5.    Sources and uses of funds and the assumptions relating thereto (including indebtedness or preferred equity of Borrower, the Acquired Business or any of their respective subsidiaries after giving effect to the Transactions) shall be as set forth in the Commitment Letter.

6.    Pro Forma EBITDA (calculated in a manner acceptable to UBSS) for the Borrower and the Acquired Business for the latest twelve-month period ending more than 15 days prior to the Closing Date shall not be less than $89.7 million (the “Trailing Twelve Months EBITDA Amount”).

7.    The Lenders shall have received all opinions, certificates and closing documentation as UBS shall reasonably request, in form and substance reasonably satisfactory to UBS.

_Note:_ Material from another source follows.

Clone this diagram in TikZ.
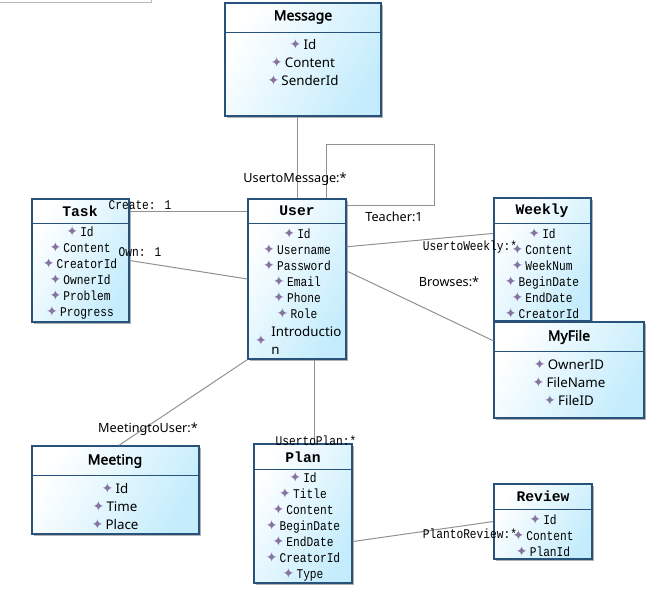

8.    Borrower and each of the Guarantors shall have provided the documentation and other information to the Lenders that is required by regulatory authorities under applicable “know your customer” and anti-money-laundering rules and regulations, including, without limitation, the Patriot Act.

9.    All reasonable costs, fees, expenses (including, without limitation, reasonable legal fees and expenses and reasonable the fees and expenses of appraisers, consultants and other advisors) and other compensation payable to the Lenders, UBSS, UBS, Bank of America, BAS, the Administrative Agent or the Collateral Agent shall have been paid to the extent due.

10.      All of the requirements referred to the Commitment Letter under “Syndication” shall have been satisfied, and the Closing Date shall not occur less than 21 days after the delivery to UBSS of the final confidential information memorandum referred to therein (but in any event not earlier than September 27, 2005).

11.      The Collateral Agent shall have a perfected, first priority lien on and security interest in all assets as required in the Term Sheet under the heading “Security.”